The aim of this conference due to take place on 14 May 2011 at Trinity College, University of Oxford, is to bring together historians who are interested in looking at the role that urban spaces have played in the formation and maintenance of social hierarchies in history. Class and the location in the social structure has attracted attention in popular culture, notably in the world of humour as exemplified by the famous 'Class sketch' (The Frost Report, 7 April 1966, written by Marty Feldman and John Law, featuring John Cleese, Ronnie Barker and Ronnie Corbett) which made of the expression 'I know my place' a catchphrase for British social determinism. In recent years, there has been an explosion of interest in the many ways that cities and other urban spaces have affected social, political, and cultural processes. These issues have inspired historians such as Ralph Kingston, John Corrigan, Patrick Joyce, and Frank Mort to move beyond an understanding of the city that posits it as the passive backdrop against which individual lives are played out. They have shown how place, images and our views of them have been constructed historically and contested by different groups at different times. The purpose of this conference is to utilise and apply these ideas in order to shed new light on the study of past social hierarchies. Some suggestions for topics include:
• How have dominant ideas about class and taste been reinforced spatially?

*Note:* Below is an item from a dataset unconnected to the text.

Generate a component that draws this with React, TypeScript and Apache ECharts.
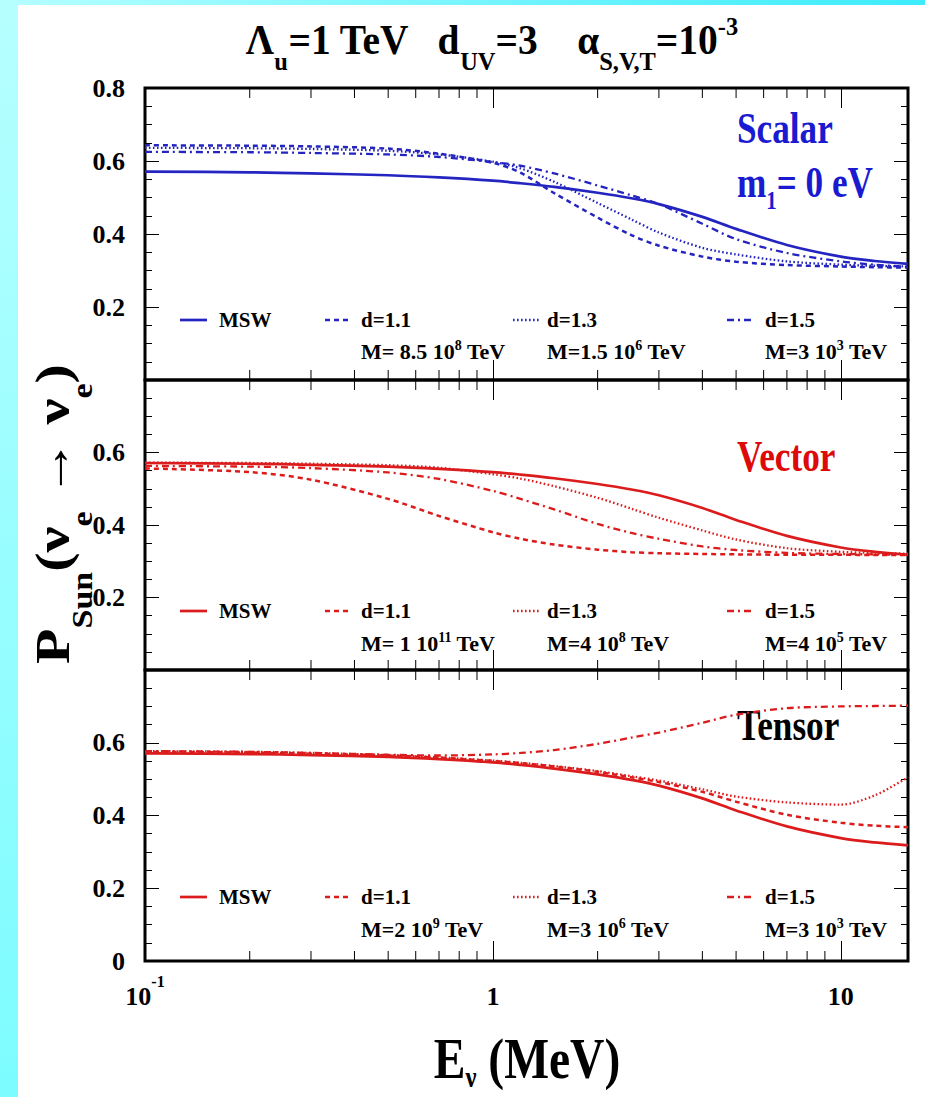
import React, { useEffect, useRef } from 'react';
import * as echarts from 'echarts';

// ---------------- data ----------------
const ENERGY_MEV = [0.1, 0.2, 0.3, 0.5, 0.7, 1, 1.2, 1.5, 2, 2.5, 3, 4, 5, 7, 10, 12.5, 15.6];

const MSW = [0.571, 0.569, 0.566, 0.561, 0.555, 0.546, 0.539, 0.529, 0.513, 0.498, 0.482, 0.447, 0.414, 0.370, 0.338, 0.326, 0.318];

const SCALAR_D11 = [0.643, 0.642, 0.640, 0.634, 0.620, 0.595, 0.568, 0.512, 0.445, 0.397, 0.368, 0.338, 0.324, 0.315, 0.311, 0.309, 0.308];
const SCALAR_D13 = [0.636, 0.635, 0.633, 0.628, 0.618, 0.598, 0.580, 0.543, 0.485, 0.440, 0.404, 0.362, 0.344, 0.325, 0.316, 0.313, 0.311];
const SCALAR_D15 = [0.625, 0.624, 0.622, 0.618, 0.611, 0.597, 0.587, 0.566, 0.533, 0.506, 0.482, 0.428, 0.386, 0.348, 0.325, 0.316, 0.310];

const VECTOR_D11 = [0.556, 0.546, 0.525, 0.472, 0.425, 0.380, 0.362, 0.346, 0.332, 0.325, 0.322, 0.320, 0.319, 0.318, 0.318, 0.317, 0.317];
const VECTOR_D13 = [0.572, 0.571, 0.569, 0.565, 0.558, 0.540, 0.528, 0.507, 0.475, 0.445, 0.420, 0.385, 0.360, 0.336, 0.326, 0.323, 0.321];
const VECTOR_D15 = [0.563, 0.561, 0.557, 0.545, 0.527, 0.494, 0.472, 0.443, 0.403, 0.378, 0.362, 0.341, 0.331, 0.323, 0.320, 0.319, 0.318];

const TENSOR_D11 = [0.575, 0.573, 0.570, 0.565, 0.559, 0.550, 0.544, 0.535, 0.520, 0.505, 0.492, 0.465, 0.438, 0.402, 0.380, 0.372, 0.368];
const TENSOR_D13 = [0.577, 0.575, 0.572, 0.566, 0.560, 0.551, 0.545, 0.536, 0.522, 0.508, 0.496, 0.472, 0.452, 0.436, 0.430, 0.455, 0.505];
const TENSOR_D15 = [0.577, 0.575, 0.572, 0.567, 0.565, 0.568, 0.572, 0.580, 0.597, 0.614, 0.628, 0.655, 0.677, 0.695, 0.700, 0.701, 0.702];

const SERIES_NAMES = ['MSW', 'd=1.1', 'd=1.3', 'd=1.5'];

const SCALAR_MASSES = [['M= 8.5 10', '8'], ['M=1.5 10', '6'], ['M=3 10', '3']];
const VECTOR_MASSES = [['M= 1 10', '11'], ['M=4 10', '8'], ['M=4 10', '5']];
const TENSOR_MASSES = [['M=2 10', '9'], ['M=3 10', '6'], ['M=3 10', '3']];

const SCALAR_Y_LABELS = [0.2, 0.4, 0.6, 0.8];
const VECTOR_Y_LABELS = [0.2, 0.4, 0.6];
const TENSOR_Y_LABELS = [0, 0.2, 0.4, 0.6];

const X_MIN_MEV = 0.1;
const X_MAX_MEV = 15.6;
const X_MINOR_TICKS_MEV = [0.2, 0.3, 0.4, 0.5, 0.6, 0.7, 0.8, 0.9, 2, 3, 4, 5, 6, 7, 8, 9];
const Y_MIN = 0;
const Y_MAX = 0.8;

// ---------------- style / layout ----------------
const FONT = 'Liberation Serif';
const BLUE = '#2424c0';
const RED = '#dc1c1c';
const PANEL_TOPS = [88, 380, 670];
const PANEL_BOTTOMS = [380, 670, 961];
const GRID_LEFT = 145;
const GRID_RIGHT = 17;
const LEGEND_ROWS = [[320, 351], [611, 643], [897, 929]];
const LEGEND_ICON_X = [[180, 207], [325, 352], [513, 539], [727, 755]];
const LEGEND_TEXT_X = [219, 361, 547, 765];

const LINE_STYLES = [
  { type: 'solid' as any, width: 2.7, dash: null as any },
  { type: [5, 4], width: 2.5, dash: [5, 4] },
  { type: [1.6, 2.4], width: 2.3, dash: [1.6, 2.4] },
  { type: [7, 4, 2, 4], width: 2.3, dash: [7, 4, 2, 4] },
];

const PANELS = [
  { color: BLUE, curves: [MSW, SCALAR_D11, SCALAR_D13, SCALAR_D15], masses: SCALAR_MASSES, yLabels: SCALAR_Y_LABELS },
  { color: RED, curves: [MSW, VECTOR_D11, VECTOR_D13, VECTOR_D15], masses: VECTOR_MASSES, yLabels: VECTOR_Y_LABELS },
  { color: RED, curves: [MSW, TENSOR_D11, TENSOR_D13, TENSOR_D15], masses: TENSOR_MASSES, yLabels: TENSOR_Y_LABELS },
];

function near(a: number, b: number) {
  return Math.abs(a - b) < 1e-6;
}

function buildOption() {
  const grid: any[] = [];
  const xAxis: any[] = [];
  const yAxis: any[] = [];
  const series: any[] = [];
  const graphic: any[] = [];
  const xMin = Math.log10(X_MIN_MEV);
  const xMax = Math.log10(X_MAX_MEV);

  PANELS.forEach((panel, p) => {
    grid.push({
      left: GRID_LEFT,
      right: GRID_RIGHT,
      top: PANEL_TOPS[p],
      height: PANEL_BOTTOMS[p] - PANEL_TOPS[p],
      show: true,
      borderColor: '#000',
      borderWidth: 3,
      backgroundColor: 'transparent',
      containLabel: false,
      outerBoundsMode: 'none',
    });
    const isBottom = p === PANELS.length - 1;
    const xBase = {
      gridIndex: p,
      type: 'value',
      min: xMin,
      max: xMax,
      interval: 1,
      axisLine: { show: false, onZero: false },
      axisTick: { show: true, inside: true, length: 20, lineStyle: { color: '#000', width: 1 } },
      splitLine: { show: false },
    };
    xAxis.push({
      ...xBase,
      position: 'bottom',
      axisLabel: {
        show: isBottom,
        margin: 12,
        showMinLabel: true,
        showMaxLabel: true,
        formatter: (v: number) => {
          if (near(v, -1)) return '{b|10}{p|-1}';
          if (near(v, 0)) return '{b|1}';
          if (near(v, 1)) return '{b|10}';
          return '';
        },
        rich: {
          b: { fontSize: 26, fontWeight: 'bold', fontFamily: FONT, color: '#000', lineHeight: 46 },
          p: { fontSize: 16, fontWeight: 'bold', fontFamily: FONT, color: '#000', lineHeight: 16, verticalAlign: 'top' },
        },
      },
    });
    xAxis.push({ ...xBase, position: 'top', axisLabel: { show: false } });

    const yBase = {
      gridIndex: p,
      type: 'value',
      min: Y_MIN,
      max: Y_MAX,
      interval: 0.2,
      axisLine: { show: false, onZero: false },
      axisTick: { show: true, inside: true, length: 14, lineStyle: { color: '#000', width: 1 } },
      minorTick: { show: true, splitNumber: 4, length: 7, lineStyle: { color: '#000', width: 1 } },
      splitLine: { show: false },
      minorSplitLine: { show: false },
    };
    const labels = panel.yLabels;
    yAxis.push({
      ...yBase,
      position: 'left',
      axisLabel: {
        show: true,
        margin: 20,
        showMinLabel: true,
        showMaxLabel: true,
        fontSize: 26,
        fontWeight: 'bold',
        fontFamily: FONT,
        color: '#000',
        formatter: (v: number) => {
          const hit = labels.find((l) => near(l, v));
          if (hit === undefined) return '';
          return hit === 0 ? '0' : hit.toFixed(1);
        },
      },
    });
    yAxis.push({ ...yBase, position: 'right', axisLabel: { show: false } });

    panel.curves.forEach((vals, k) => {
      const st = LINE_STYLES[k];
      series.push({
        type: 'line',
        name: `${p}-${SERIES_NAMES[k]}`,
        xAxisIndex: p * 2,
        yAxisIndex: p * 2,
        data: ENERGY_MEV.map((e, i) => [Math.log10(e), vals[i]]),
        showSymbol: false,
        symbol: 'none',
        smooth: 0.3,
        lineStyle: { color: panel.color, width: st.width, type: st.type },
        z: 5 - k,
        silent: true,
      });
    });

    // logarithmic minor ticks on the top and bottom edges
    series.push({
      type: 'custom',
      xAxisIndex: p * 2,
      yAxisIndex: p * 2,
      silent: true,
      clip: false,
      data: X_MINOR_TICKS_MEV.map((e) => [Math.log10(e), Y_MIN]),
      renderItem: (params: any, api: any) => {
        const x = api.value(0);
        const b = api.coord([x, Y_MIN]);
        const t = api.coord([x, Y_MAX]);
        return {
          type: 'group',
          children: [
            { type: 'line', shape: { x1: b[0], y1: b[1], x2: b[0], y2: b[1] - 10 }, style: { stroke: '#000', lineWidth: 1 } },
            { type: 'line', shape: { x1: t[0], y1: t[1], x2: t[0], y2: t[1] + 10 }, style: { stroke: '#000', lineWidth: 1 } },
          ],
        };
      },
    });

    // in-panel legend
    const [row1, row2] = LEGEND_ROWS[p];
    SERIES_NAMES.forEach((name, k) => {
      const st = LINE_STYLES[k];
      graphic.push({
        type: 'line',
        shape: { x1: LEGEND_ICON_X[k][0], y1: row1, x2: LEGEND_ICON_X[k][1], y2: row1 },
        style: { stroke: panel.color, lineWidth: st.width, lineDash: st.dash || undefined },
      });
      graphic.push({
        type: 'text',
        x: LEGEND_TEXT_X[k],
        y: row1,
        style: { text: name, fontSize: 21, fontWeight: 'bold', fontFamily: FONT, fill: '#000', align: 'left', verticalAlign: 'middle' },
      });
      if (k > 0) {
        const [pre, exp] = panel.masses[k - 1];
        graphic.push({
          type: 'text',
          x: LEGEND_TEXT_X[k],
          y: row2,
          style: {
            text: `{m|${pre}}{p|${exp}}{m| TeV}`,
            align: 'left',
            verticalAlign: 'middle',
            rich: {
              m: { fontSize: 22, fontWeight: 'bold', fontFamily: FONT, fill: '#000', lineHeight: 26 },
              p: { fontSize: 14, fontWeight: 'bold', fontFamily: FONT, fill: '#000', lineHeight: 14, verticalAlign: 'top' },
            },
          },
        });
      }
    });
  });

  const big = (color: string) => ({ fontSize: 44, fontWeight: 'bold', fontFamily: FONT, fill: color });
  graphic.push({ type: 'text', x: 737, y: 128, scaleX: 0.8, style: { text: 'Scalar', ...big('#1a1ad0'), align: 'left', verticalAlign: 'middle' } });
  graphic.push({
    type: 'text', x: 737, y: 182, scaleX: 0.8,
    style: {
      text: '{m|m}{s|1}{m|= 0 eV}', align: 'left', verticalAlign: 'middle',
      rich: {
        m: { ...big('#1a1ad0'), lineHeight: 62 },
        s: { fontSize: 26, fontWeight: 'bold', fontFamily: FONT, fill: '#1a1ad0', verticalAlign: 'bottom' },
      },
    },
  });
  graphic.push({ type: 'text', x: 737, y: 456, scaleX: 0.8, style: { text: 'Vector', ...big('#dd0a0a'), align: 'left', verticalAlign: 'middle' } });
  graphic.push({ type: 'text', x: 737, y: 725, scaleX: 0.8, style: { text: 'Tensor', ...big('#000'), align: 'left', verticalAlign: 'middle' } });

  // title
  graphic.push({
    type: 'text', x: 492, y: 40, scaleX: 0.94,
    style: {
      text: '{m|Λ}{s|u}{m|=1 TeV   d}{s|UV}{m|=3    α}{s|S,V,T}{m|=10}{p|-3}',
      align: 'center', verticalAlign: 'middle',
      rich: {
        m: { fontSize: 42, fontWeight: 'bold', fontFamily: FONT, fill: '#000', lineHeight: 68 },
        s: { fontSize: 26, fontWeight: 'bold', fontFamily: FONT, fill: '#000', verticalAlign: 'bottom' },
        p: { fontSize: 26, fontWeight: 'bold', fontFamily: FONT, fill: '#000', verticalAlign: 'top', padding: [7, 0, 0, 0] },
      },
    },
  });

  // y axis title
  graphic.push({
    type: 'text', x: 53, y: 514, rotation: Math.PI / 2, scaleY: 0.85,
    style: {
      text: '{m|P}{s|Sun}{m|(ν}{s|e}{m| → ν}{s|e}{m|)}',
      align: 'center', verticalAlign: 'middle',
      rich: {
        m: { fontSize: 58, fontWeight: 'bold', fontFamily: FONT, fill: '#000', lineHeight: 104 },
        s: { fontSize: 34, fontWeight: 'bold', fontFamily: FONT, fill: '#000', verticalAlign: 'bottom' },
      },
    },
  });

  // x axis title
  graphic.push({
    type: 'text', x: 527, y: 1058, scaleX: 0.82,
    style: {
      text: '{m|E}{s|ν}{m| (MeV)}',
      align: 'center', verticalAlign: 'middle',
      rich: {
        m: { fontSize: 58, fontWeight: 'bold', fontFamily: FONT, fill: '#000', lineHeight: 68 },
        s: { fontSize: 30, fontWeight: 'bold', fontFamily: FONT, fill: '#000', verticalAlign: 'bottom' },
      },
    },
  });

  return {
    animation: false,
    backgroundColor: 'transparent',
    textStyle: { fontFamily: FONT },
    grid,
    xAxis,
    yAxis,
    series,
    graphic,
  };
}

export default function App() {
  const ref = useRef<HTMLDivElement>(null);
  useEffect(() => {
    if (!ref.current) return;
    const chart = echarts.init(ref.current, undefined, { renderer: 'svg' });
    chart.setOption(buildOption() as any);
    return () => chart.dispose();
  }, []);
  return (
    <div style={{ position: 'fixed', left: 0, top: 0, width: 925, height: 1097, background: 'linear-gradient(to right, #b6ffff, #3cecff)' }}>
      <div style={{ position: 'absolute', left: 0, top: 5, width: 18, height: 1092, background: 'linear-gradient(to bottom, #b6ffff, #7cfcff)' }} />
      <div style={{ position: 'absolute', left: 18, top: 5, width: 907, height: 1092, background: '#ffffff' }} />
      <div ref={ref} style={{ position: 'absolute', left: 0, top: 0, width: 925, height: 1097 }} />
    </div>
  );
}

• Have different groups been excluded or isolated through the use of space?
• What is the relationship between the city and class-conflict?
• How have different groups sought to appropriate or leave their mark upon different spaces?
• In what ways have the media and popular press used images of the city to reinforce or determine social hierarchies?
• Have oppressed groups been able to appropriate urban spaces so as to subvert the social structure?
Building on the success of last year’s event, the Journal of the Oxford University History Society’s Second Annual Colloquium is designed to encourage the international community of postgraduate students and established academic historians working on different time periods and different areas of the world to come together and share their ideas. Abstracts of up to 300 words, including a title, name, affiliation and contact details should be submitted to the conference organisers. Deadline for submissions: 3 December 2010.